── EXERCISE MATERIALS
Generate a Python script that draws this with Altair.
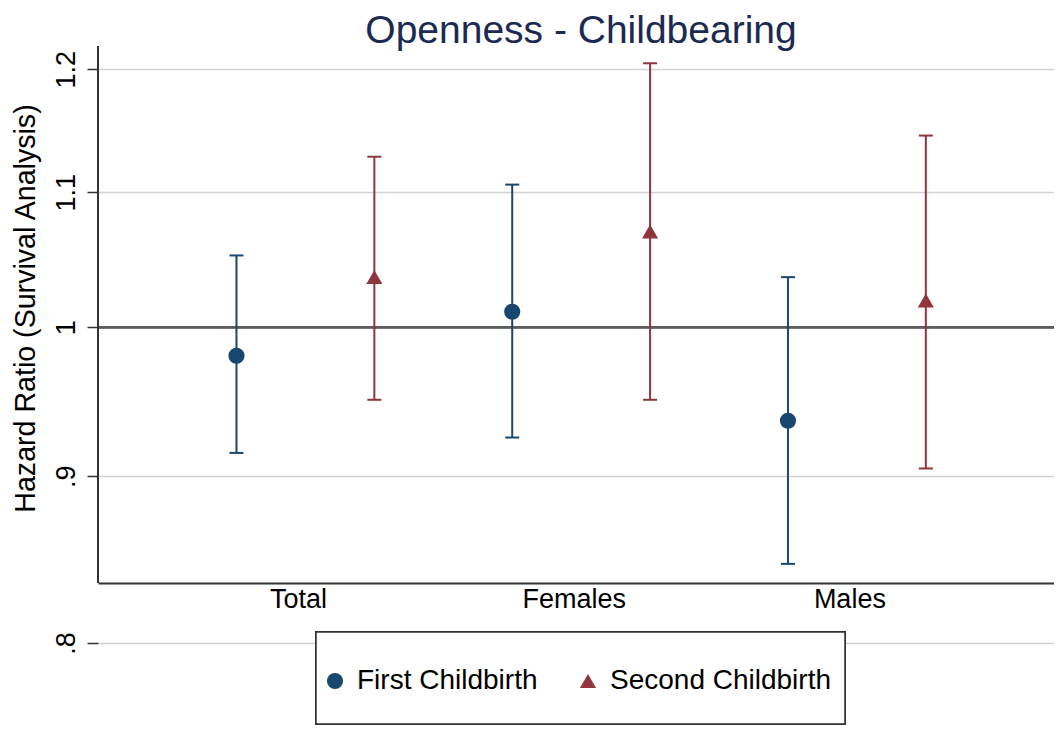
────
── EXERCISE MATERIALS
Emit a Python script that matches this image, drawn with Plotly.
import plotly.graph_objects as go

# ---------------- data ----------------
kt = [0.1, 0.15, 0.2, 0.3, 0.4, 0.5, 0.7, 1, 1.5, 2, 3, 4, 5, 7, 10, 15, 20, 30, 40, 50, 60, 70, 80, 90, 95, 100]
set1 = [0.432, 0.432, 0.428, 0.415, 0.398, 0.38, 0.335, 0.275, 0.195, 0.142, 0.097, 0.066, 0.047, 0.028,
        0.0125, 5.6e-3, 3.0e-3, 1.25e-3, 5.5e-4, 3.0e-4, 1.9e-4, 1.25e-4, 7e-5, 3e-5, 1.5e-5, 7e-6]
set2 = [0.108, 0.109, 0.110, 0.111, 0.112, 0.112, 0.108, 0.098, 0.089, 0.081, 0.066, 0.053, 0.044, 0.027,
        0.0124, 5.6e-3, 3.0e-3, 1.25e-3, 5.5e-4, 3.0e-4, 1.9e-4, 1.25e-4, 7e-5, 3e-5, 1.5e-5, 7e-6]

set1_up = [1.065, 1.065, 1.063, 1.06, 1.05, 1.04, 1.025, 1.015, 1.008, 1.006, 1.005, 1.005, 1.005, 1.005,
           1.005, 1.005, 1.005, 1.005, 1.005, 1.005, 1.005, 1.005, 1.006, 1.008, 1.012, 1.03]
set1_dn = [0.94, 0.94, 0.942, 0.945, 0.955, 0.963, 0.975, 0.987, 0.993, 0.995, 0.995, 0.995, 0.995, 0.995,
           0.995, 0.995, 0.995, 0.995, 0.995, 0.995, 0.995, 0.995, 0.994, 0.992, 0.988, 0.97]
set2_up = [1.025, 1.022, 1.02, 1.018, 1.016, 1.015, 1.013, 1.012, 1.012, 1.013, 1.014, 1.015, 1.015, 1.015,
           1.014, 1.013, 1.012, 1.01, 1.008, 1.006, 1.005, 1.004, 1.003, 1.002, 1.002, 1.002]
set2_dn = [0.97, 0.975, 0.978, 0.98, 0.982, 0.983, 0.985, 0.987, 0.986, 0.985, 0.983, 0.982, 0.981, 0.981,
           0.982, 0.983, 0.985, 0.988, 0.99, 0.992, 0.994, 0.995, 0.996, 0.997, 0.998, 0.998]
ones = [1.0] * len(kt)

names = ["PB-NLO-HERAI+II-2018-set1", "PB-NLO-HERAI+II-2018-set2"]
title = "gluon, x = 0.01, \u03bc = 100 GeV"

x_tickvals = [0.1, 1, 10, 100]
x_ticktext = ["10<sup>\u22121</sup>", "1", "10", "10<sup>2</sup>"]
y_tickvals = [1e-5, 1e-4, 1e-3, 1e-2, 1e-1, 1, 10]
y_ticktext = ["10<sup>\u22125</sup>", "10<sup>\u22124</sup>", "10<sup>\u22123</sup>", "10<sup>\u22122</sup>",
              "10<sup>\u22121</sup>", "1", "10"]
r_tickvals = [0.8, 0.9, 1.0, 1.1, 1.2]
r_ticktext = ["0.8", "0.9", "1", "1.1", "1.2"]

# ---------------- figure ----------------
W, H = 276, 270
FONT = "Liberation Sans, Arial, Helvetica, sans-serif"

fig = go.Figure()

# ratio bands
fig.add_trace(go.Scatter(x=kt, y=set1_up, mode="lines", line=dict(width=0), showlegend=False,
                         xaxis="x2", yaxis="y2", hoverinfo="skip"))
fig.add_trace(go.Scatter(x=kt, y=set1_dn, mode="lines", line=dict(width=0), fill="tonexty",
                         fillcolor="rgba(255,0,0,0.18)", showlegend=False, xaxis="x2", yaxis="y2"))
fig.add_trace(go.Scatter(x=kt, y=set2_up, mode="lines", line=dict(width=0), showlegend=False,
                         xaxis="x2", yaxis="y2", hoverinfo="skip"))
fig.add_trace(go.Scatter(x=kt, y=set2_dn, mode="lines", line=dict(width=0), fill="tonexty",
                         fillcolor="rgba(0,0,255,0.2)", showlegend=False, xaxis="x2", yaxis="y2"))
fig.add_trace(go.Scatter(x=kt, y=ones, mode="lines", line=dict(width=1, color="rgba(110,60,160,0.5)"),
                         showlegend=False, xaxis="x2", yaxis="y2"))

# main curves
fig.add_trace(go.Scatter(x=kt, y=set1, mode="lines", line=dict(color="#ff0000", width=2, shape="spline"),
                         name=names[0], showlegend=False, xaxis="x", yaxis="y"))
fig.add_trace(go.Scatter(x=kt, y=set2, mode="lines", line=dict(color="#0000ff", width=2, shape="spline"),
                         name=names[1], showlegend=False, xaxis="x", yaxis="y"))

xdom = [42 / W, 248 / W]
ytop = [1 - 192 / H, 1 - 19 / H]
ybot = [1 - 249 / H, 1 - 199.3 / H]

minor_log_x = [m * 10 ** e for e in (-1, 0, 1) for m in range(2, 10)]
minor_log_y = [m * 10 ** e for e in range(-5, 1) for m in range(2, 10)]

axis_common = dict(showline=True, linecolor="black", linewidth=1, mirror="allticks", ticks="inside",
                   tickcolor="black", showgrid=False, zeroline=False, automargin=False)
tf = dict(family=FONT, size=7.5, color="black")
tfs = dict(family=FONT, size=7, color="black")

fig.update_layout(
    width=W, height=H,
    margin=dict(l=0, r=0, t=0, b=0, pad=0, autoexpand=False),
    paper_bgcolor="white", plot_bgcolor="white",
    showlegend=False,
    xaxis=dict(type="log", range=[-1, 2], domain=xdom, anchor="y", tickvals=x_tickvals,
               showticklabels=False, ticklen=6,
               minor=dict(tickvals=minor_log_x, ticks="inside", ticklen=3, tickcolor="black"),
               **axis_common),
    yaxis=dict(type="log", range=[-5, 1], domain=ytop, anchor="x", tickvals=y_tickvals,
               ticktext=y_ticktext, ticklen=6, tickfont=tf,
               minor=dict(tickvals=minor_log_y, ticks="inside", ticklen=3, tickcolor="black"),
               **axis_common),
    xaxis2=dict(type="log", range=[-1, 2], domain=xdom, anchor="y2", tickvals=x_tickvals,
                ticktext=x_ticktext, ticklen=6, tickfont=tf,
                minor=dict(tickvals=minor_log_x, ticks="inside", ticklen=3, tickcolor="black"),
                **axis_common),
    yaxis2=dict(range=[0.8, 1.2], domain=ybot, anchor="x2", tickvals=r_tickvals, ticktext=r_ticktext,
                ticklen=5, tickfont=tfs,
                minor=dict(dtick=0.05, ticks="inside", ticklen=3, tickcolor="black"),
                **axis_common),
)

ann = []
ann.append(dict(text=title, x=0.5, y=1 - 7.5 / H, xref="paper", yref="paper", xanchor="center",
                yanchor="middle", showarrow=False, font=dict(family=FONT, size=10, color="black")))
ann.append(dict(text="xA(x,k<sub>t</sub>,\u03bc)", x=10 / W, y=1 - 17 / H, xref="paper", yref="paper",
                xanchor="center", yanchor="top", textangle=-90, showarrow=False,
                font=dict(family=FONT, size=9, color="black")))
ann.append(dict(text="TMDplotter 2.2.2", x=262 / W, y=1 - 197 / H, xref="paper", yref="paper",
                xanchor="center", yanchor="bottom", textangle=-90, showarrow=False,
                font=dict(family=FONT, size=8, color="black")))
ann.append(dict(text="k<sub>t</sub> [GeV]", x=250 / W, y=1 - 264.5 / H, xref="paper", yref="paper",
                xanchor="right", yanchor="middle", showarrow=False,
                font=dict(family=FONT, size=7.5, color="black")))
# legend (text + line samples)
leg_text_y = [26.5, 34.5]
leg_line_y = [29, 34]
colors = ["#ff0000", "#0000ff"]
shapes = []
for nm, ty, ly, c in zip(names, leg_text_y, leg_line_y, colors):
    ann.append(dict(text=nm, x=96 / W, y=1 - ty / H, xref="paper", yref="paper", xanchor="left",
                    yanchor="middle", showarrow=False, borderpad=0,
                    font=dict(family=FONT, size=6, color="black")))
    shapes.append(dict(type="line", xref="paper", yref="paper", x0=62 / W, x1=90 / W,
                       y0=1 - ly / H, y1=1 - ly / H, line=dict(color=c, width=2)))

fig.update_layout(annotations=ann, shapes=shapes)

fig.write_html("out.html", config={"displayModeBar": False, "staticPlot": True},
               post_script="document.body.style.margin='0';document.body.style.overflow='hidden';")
────
- [WHAT YOU HAVE TO DO]: Retype, exactly and in full, the lines above from the one containing "Emit a Python" through the one containing "import plotly.graph_objects as go".

- [CORRECT RESULT]:
Emit a Python script that matches this image, drawn with Plotly.
import plotly.graph_objects as go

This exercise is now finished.